-------- Dataset section
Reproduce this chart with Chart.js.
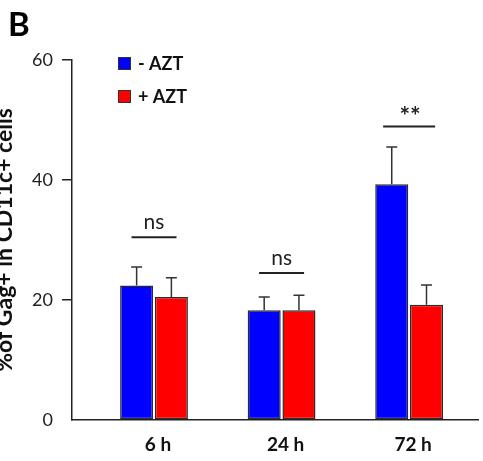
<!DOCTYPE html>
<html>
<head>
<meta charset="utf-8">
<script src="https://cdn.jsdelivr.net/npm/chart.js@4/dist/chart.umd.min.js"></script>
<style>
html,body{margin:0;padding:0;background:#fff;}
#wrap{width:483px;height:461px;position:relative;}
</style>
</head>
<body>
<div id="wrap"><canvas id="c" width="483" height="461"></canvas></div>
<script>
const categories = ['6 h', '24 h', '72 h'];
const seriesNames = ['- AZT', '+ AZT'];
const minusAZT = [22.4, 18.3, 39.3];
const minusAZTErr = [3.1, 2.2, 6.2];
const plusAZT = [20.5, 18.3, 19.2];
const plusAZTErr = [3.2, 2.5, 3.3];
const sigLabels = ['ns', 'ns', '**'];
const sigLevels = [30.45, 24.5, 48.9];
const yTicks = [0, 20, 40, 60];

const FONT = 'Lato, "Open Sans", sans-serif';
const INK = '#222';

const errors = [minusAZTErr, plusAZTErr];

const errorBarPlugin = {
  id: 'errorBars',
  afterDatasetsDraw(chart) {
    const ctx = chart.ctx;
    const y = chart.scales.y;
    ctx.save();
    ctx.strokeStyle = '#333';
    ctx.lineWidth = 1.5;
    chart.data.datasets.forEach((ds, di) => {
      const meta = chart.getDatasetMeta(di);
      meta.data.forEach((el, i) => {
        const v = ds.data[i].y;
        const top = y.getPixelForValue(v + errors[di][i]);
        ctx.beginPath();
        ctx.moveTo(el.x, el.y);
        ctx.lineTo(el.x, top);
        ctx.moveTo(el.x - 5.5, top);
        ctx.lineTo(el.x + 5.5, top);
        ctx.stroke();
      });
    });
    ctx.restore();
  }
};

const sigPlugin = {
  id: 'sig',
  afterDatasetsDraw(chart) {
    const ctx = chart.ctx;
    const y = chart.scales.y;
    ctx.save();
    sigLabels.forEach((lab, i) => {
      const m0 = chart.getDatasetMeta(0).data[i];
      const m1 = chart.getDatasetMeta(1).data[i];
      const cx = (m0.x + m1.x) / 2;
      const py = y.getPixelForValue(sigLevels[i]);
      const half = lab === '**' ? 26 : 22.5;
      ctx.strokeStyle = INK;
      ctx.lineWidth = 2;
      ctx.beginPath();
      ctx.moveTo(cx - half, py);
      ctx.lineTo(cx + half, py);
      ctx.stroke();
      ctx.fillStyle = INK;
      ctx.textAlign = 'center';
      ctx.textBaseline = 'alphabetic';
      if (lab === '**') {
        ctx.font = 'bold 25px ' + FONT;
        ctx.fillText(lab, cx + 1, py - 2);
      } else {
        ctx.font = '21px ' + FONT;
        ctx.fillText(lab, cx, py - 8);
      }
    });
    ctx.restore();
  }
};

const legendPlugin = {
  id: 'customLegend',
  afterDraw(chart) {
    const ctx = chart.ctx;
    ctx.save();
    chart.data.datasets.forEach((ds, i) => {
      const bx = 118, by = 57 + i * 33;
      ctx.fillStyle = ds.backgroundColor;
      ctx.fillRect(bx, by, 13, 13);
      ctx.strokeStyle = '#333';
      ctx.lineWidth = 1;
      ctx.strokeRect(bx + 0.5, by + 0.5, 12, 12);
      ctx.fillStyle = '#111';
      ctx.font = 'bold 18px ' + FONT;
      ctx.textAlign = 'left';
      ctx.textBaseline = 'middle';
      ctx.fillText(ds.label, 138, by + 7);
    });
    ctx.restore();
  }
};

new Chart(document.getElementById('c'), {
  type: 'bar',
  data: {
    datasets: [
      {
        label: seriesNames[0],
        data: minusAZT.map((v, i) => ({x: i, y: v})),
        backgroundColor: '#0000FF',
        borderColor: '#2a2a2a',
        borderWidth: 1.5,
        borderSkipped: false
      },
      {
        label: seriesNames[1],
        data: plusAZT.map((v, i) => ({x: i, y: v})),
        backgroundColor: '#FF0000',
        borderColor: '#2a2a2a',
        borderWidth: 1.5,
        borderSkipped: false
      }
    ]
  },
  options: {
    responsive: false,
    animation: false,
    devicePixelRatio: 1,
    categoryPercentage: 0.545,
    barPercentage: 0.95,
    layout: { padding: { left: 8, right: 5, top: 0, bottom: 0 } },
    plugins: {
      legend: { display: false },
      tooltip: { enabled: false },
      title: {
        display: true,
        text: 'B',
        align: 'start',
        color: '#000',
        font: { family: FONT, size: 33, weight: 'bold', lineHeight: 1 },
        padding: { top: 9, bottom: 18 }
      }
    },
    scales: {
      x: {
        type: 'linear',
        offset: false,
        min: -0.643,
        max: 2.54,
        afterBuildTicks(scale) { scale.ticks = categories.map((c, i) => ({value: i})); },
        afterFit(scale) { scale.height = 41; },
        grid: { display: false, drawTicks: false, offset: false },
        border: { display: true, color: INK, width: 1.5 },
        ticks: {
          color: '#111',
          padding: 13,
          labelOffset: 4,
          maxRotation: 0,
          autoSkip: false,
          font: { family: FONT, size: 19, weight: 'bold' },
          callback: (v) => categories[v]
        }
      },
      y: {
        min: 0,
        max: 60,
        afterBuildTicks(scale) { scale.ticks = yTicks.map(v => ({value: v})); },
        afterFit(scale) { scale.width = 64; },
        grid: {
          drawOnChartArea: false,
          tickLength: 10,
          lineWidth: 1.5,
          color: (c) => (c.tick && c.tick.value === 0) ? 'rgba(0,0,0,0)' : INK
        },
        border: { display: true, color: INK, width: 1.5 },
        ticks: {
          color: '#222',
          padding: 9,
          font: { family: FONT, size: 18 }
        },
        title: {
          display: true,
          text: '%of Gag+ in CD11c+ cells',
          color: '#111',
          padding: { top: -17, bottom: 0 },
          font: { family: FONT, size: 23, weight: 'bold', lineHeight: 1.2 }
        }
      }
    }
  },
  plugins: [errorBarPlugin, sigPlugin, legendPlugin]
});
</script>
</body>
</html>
----------------
**Objective**.
Each line above is to be copied verbatim. Drop any image from the copy.

**Solution to the exercise**.
Reproduce this chart with Chart.js.
<!DOCTYPE html>
<html>
<head>
<meta charset="utf-8">
<script src="https://cdn.jsdelivr.net/npm/chart.js@4/dist/chart.umd.min.js"></script>
<style>
html,body{margin:0;padding:0;background:#fff;}
#wrap{width:483px;height:461px;position:relative;}
</style>
</head>
<body>
<div id="wrap"><canvas id="c" width="483" height="461"></canvas></div>
<script>
const categories = ['6 h', '24 h', '72 h'];
const seriesNames = ['- AZT', '+ AZT'];
const minusAZT = [22.4, 18.3, 39.3];
const minusAZTErr = [3.1, 2.2, 6.2];
const plusAZT = [20.5, 18.3, 19.2];
const plusAZTErr = [3.2, 2.5, 3.3];
const sigLabels = ['ns', 'ns', '**'];
const sigLevels = [30.45, 24.5, 48.9];
const yTicks = [0, 20, 40, 60];

const FONT = 'Lato, "Open Sans", sans-serif';
const INK = '#222';

const errors = [minusAZTErr, plusAZTErr];

const errorBarPlugin = {
  id: 'errorBars',
  afterDatasetsDraw(chart) {
    const ctx = chart.ctx;
    const y = chart.scales.y;
    ctx.save();
    ctx.strokeStyle = '#333';
    ctx.lineWidth = 1.5;
    chart.data.datasets.forEach((ds, di) => {
      const meta = chart.getDatasetMeta(di);
      meta.data.forEach((el, i) => {
        const v = ds.data[i].y;
        const top = y.getPixelForValue(v + errors[di][i]);
        ctx.beginPath();
        ctx.moveTo(el.x, el.y);
        ctx.lineTo(el.x, top);
        ctx.moveTo(el.x - 5.5, top);
        ctx.lineTo(el.x + 5.5, top);
        ctx.stroke();
      });
    });
    ctx.restore();
  }
};

const sigPlugin = {
  id: 'sig',
  afterDatasetsDraw(chart) {
    const ctx = chart.ctx;
    const y = chart.scales.y;
    ctx.save();
    sigLabels.forEach((lab, i) => {
      const m0 = chart.getDatasetMeta(0).data[i];
      const m1 = chart.getDatasetMeta(1).data[i];
      const cx = (m0.x + m1.x) / 2;
      const py = y.getPixelForValue(sigLevels[i]);
      const half = lab === '**' ? 26 : 22.5;
      ctx.strokeStyle = INK;
      ctx.lineWidth = 2;
      ctx.beginPath();
      ctx.moveTo(cx - half, py);
      ctx.lineTo(cx + half, py);
      ctx.stroke();
      ctx.fillStyle = INK;
      ctx.textAlign = 'center';
      ctx.textBaseline = 'alphabetic';
      if (lab === '**') {
        ctx.font = 'bold 25px ' + FONT;
        ctx.fillText(lab, cx + 1, py - 2);
      } else {
        ctx.font = '21px ' + FONT;
        ctx.fillText(lab, cx, py - 8);
      }
    });
    ctx.restore();
  }
};

const legendPlugin = {
  id: 'customLegend',
  afterDraw(chart) {
    const ctx = chart.ctx;
    ctx.save();
    chart.data.datasets.forEach((ds, i) => {
      const bx = 118, by = 57 + i * 33;
      ctx.fillStyle = ds.backgroundColor;
      ctx.fillRect(bx, by, 13, 13);
      ctx.strokeStyle = '#333';
      ctx.lineWidth = 1;
      ctx.strokeRect(bx + 0.5, by + 0.5, 12, 12);
      ctx.fillStyle = '#111';
      ctx.font = 'bold 18px ' + FONT;
      ctx.textAlign = 'left';
      ctx.textBaseline = 'middle';
      ctx.fillText(ds.label, 138, by + 7);
    });
    ctx.restore();
  }
};

new Chart(document.getElementById('c'), {
  type: 'bar',
  data: {
    datasets: [
      {
        label: seriesNames[0],
        data: minusAZT.map((v, i) => ({x: i, y: v})),
        backgroundColor: '#0000FF',
        borderColor: '#2a2a2a',
        borderWidth: 1.5,
        borderSkipped: false
      },
      {
        label: seriesNames[1],
        data: plusAZT.map((v, i) => ({x: i, y: v})),
        backgroundColor: '#FF0000',
        borderColor: '#2a2a2a',
        borderWidth: 1.5,
        borderSkipped: false
      }
    ]
  },
  options: {
    responsive: false,
    animation: false,
    devicePixelRatio: 1,
    categoryPercentage: 0.545,
    barPercentage: 0.95,
    layout: { padding: { left: 8, right: 5, top: 0, bottom: 0 } },
    plugins: {
      legend: { display: false },
      tooltip: { enabled: false },
      title: {
        display: true,
        text: 'B',
        align: 'start',
        color: '#000',
        font: { family: FONT, size: 33, weight: 'bold', lineHeight: 1 },
        padding: { top: 9, bottom: 18 }
      }
    },
    scales: {
      x: {
        type: 'linear',
        offset: false,
        min: -0.643,
        max: 2.54,
        afterBuildTicks(scale) { scale.ticks = categories.map((c, i) => ({value: i})); },
        afterFit(scale) { scale.height = 41; },
        grid: { display: false, drawTicks: false, offset: false },
        border: { display: true, color: INK, width: 1.5 },
        ticks: {
          color: '#111',
          padding: 13,
          labelOffset: 4,
          maxRotation: 0,
          autoSkip: false,
          font: { family: FONT, size: 19, weight: 'bold' },
          callback: (v) => categories[v]
        }
      },
      y: {
        min: 0,
        max: 60,
        afterBuildTicks(scale) { scale.ticks = yTicks.map(v => ({value: v})); },
        afterFit(scale) { scale.width = 64; },
        grid: {
          drawOnChartArea: false,
          tickLength: 10,
          lineWidth: 1.5,
          color: (c) => (c.tick && c.tick.value === 0) ? 'rgba(0,0,0,0)' : INK
        },
        border: { display: true, color: INK, width: 1.5 },
        ticks: {
          color: '#222',
          padding: 9,
          font: { family: FONT, size: 18 }
        },
        title: {
          display: true,
          text: '%of Gag+ in CD11c+ cells',
          color: '#111',
          padding: { top: -17, bottom: 0 },
          font: { family: FONT, size: 23, weight: 'bold', lineHeight: 1.2 }
        }
      }
    }
  },
  plugins: [errorBarPlugin, sigPlugin, legendPlugin]
});
</script>
</body>
</html>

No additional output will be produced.